Work instructions: Copy out the listing in full, exactly as written, but not its pictures.

Supplied data:
#####

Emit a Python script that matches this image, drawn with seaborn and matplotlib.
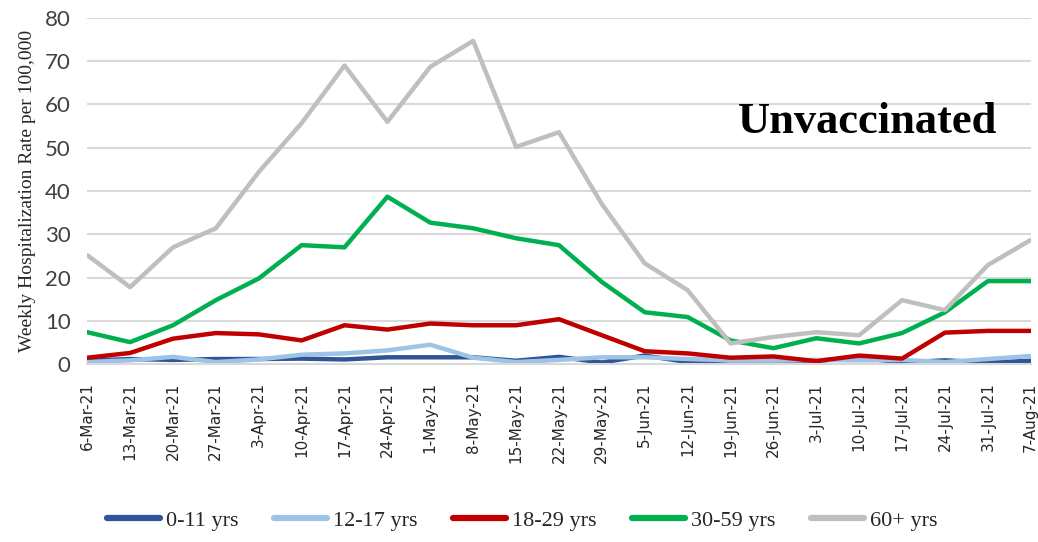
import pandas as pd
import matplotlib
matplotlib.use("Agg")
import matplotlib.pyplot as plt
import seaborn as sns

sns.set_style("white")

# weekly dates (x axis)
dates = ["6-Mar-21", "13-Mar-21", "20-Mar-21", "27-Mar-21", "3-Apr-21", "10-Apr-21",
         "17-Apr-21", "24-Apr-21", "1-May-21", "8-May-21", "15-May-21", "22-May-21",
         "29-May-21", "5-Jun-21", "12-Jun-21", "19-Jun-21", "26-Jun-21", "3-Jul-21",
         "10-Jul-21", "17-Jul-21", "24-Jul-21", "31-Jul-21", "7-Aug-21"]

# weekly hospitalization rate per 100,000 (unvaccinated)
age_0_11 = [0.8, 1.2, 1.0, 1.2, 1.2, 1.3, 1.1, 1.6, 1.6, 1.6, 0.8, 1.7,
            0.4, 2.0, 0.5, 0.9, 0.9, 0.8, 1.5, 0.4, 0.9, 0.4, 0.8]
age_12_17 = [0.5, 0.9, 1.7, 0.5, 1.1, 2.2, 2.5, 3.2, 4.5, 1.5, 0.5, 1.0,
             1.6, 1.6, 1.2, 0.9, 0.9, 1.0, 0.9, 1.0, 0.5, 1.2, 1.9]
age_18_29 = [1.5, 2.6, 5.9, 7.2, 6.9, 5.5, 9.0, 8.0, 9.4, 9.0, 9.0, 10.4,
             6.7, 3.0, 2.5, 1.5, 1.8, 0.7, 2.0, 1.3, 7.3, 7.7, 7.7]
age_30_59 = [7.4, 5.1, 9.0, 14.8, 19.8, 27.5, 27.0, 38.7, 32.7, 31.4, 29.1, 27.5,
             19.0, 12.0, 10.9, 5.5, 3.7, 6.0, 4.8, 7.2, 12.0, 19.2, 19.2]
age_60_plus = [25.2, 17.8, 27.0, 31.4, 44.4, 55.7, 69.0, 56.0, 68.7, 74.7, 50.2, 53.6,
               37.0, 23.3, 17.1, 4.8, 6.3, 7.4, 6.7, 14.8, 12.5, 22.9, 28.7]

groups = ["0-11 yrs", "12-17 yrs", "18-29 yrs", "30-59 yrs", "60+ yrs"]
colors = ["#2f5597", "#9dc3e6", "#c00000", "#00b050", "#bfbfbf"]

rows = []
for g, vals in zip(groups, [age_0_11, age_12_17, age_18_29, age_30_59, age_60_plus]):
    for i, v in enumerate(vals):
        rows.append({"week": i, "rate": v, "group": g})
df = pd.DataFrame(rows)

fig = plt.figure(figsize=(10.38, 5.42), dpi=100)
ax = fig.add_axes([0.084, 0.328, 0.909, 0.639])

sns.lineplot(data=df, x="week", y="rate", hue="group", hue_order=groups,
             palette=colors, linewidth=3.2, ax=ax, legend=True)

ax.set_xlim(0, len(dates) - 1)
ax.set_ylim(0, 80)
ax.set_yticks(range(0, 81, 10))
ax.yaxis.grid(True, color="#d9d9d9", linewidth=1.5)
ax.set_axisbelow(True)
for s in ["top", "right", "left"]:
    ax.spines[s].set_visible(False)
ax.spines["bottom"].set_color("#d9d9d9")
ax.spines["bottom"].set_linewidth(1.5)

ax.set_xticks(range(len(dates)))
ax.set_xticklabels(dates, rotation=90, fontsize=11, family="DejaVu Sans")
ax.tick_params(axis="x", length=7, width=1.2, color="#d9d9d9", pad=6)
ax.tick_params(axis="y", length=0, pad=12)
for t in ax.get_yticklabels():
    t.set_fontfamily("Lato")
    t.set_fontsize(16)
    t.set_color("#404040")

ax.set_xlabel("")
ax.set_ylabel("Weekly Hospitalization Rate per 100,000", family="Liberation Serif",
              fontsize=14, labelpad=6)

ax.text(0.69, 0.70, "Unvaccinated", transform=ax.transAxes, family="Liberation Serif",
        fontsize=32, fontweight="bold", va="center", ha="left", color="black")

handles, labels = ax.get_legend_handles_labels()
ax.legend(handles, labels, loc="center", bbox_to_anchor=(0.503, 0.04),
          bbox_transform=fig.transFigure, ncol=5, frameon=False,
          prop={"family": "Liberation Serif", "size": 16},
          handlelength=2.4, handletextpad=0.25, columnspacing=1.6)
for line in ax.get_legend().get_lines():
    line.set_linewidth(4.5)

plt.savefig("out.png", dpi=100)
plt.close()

#####

Worked answer:
Emit a Python script that matches this image, drawn with seaborn and matplotlib.
import pandas as pd
import matplotlib
matplotlib.use("Agg")
import matplotlib.pyplot as plt
import seaborn as sns

sns.set_style("white")

# weekly dates (x axis)
dates = ["6-Mar-21", "13-Mar-21", "20-Mar-21", "27-Mar-21", "3-Apr-21", "10-Apr-21",
         "17-Apr-21", "24-Apr-21", "1-May-21", "8-May-21", "15-May-21", "22-May-21",
         "29-May-21", "5-Jun-21", "12-Jun-21", "19-Jun-21", "26-Jun-21", "3-Jul-21",
         "10-Jul-21", "17-Jul-21", "24-Jul-21", "31-Jul-21", "7-Aug-21"]

# weekly hospitalization rate per 100,000 (unvaccinated)
age_0_11 = [0.8, 1.2, 1.0, 1.2, 1.2, 1.3, 1.1, 1.6, 1.6, 1.6, 0.8, 1.7,
            0.4, 2.0, 0.5, 0.9, 0.9, 0.8, 1.5, 0.4, 0.9, 0.4, 0.8]
age_12_17 = [0.5, 0.9, 1.7, 0.5, 1.1, 2.2, 2.5, 3.2, 4.5, 1.5, 0.5, 1.0,
             1.6, 1.6, 1.2, 0.9, 0.9, 1.0, 0.9, 1.0, 0.5, 1.2, 1.9]
age_18_29 = [1.5, 2.6, 5.9, 7.2, 6.9, 5.5, 9.0, 8.0, 9.4, 9.0, 9.0, 10.4,
             6.7, 3.0, 2.5, 1.5, 1.8, 0.7, 2.0, 1.3, 7.3, 7.7, 7.7]
age_30_59 = [7.4, 5.1, 9.0, 14.8, 19.8, 27.5, 27.0, 38.7, 32.7, 31.4, 29.1, 27.5,
             19.0, 12.0, 10.9, 5.5, 3.7, 6.0, 4.8, 7.2, 12.0, 19.2, 19.2]
age_60_plus = [25.2, 17.8, 27.0, 31.4, 44.4, 55.7, 69.0, 56.0, 68.7, 74.7, 50.2, 53.6,
               37.0, 23.3, 17.1, 4.8, 6.3, 7.4, 6.7, 14.8, 12.5, 22.9, 28.7]

groups = ["0-11 yrs", "12-17 yrs", "18-29 yrs", "30-59 yrs", "60+ yrs"]
colors = ["#2f5597", "#9dc3e6", "#c00000", "#00b050", "#bfbfbf"]

rows = []
for g, vals in zip(groups, [age_0_11, age_12_17, age_18_29, age_30_59, age_60_plus]):
    for i, v in enumerate(vals):
        rows.append({"week": i, "rate": v, "group": g})
df = pd.DataFrame(rows)

fig = plt.figure(figsize=(10.38, 5.42), dpi=100)
ax = fig.add_axes([0.084, 0.328, 0.909, 0.639])

sns.lineplot(data=df, x="week", y="rate", hue="group", hue_order=groups,
             palette=colors, linewidth=3.2, ax=ax, legend=True)

ax.set_xlim(0, len(dates) - 1)
ax.set_ylim(0, 80)
ax.set_yticks(range(0, 81, 10))
ax.yaxis.grid(True, color="#d9d9d9", linewidth=1.5)
ax.set_axisbelow(True)
for s in ["top", "right", "left"]:
    ax.spines[s].set_visible(False)
ax.spines["bottom"].set_color("#d9d9d9")
ax.spines["bottom"].set_linewidth(1.5)

ax.set_xticks(range(len(dates)))
ax.set_xticklabels(dates, rotation=90, fontsize=11, family="DejaVu Sans")
ax.tick_params(axis="x", length=7, width=1.2, color="#d9d9d9", pad=6)
ax.tick_params(axis="y", length=0, pad=12)
for t in ax.get_yticklabels():
    t.set_fontfamily("Lato")
    t.set_fontsize(16)
    t.set_color("#404040")

ax.set_xlabel("")
ax.set_ylabel("Weekly Hospitalization Rate per 100,000", family="Liberation Serif",
              fontsize=14, labelpad=6)

ax.text(0.69, 0.70, "Unvaccinated", transform=ax.transAxes, family="Liberation Serif",
        fontsize=32, fontweight="bold", va="center", ha="left", color="black")

handles, labels = ax.get_legend_handles_labels()
ax.legend(handles, labels, loc="center", bbox_to_anchor=(0.503, 0.04),
          bbox_transform=fig.transFigure, ncol=5, frameon=False,
          prop={"family": "Liberation Serif", "size": 16},
          handlelength=2.4, handletextpad=0.25, columnspacing=1.6)
for line in ax.get_legend().get_lines():
    line.set_linewidth(4.5)

plt.savefig("out.png", dpi=100)
plt.close()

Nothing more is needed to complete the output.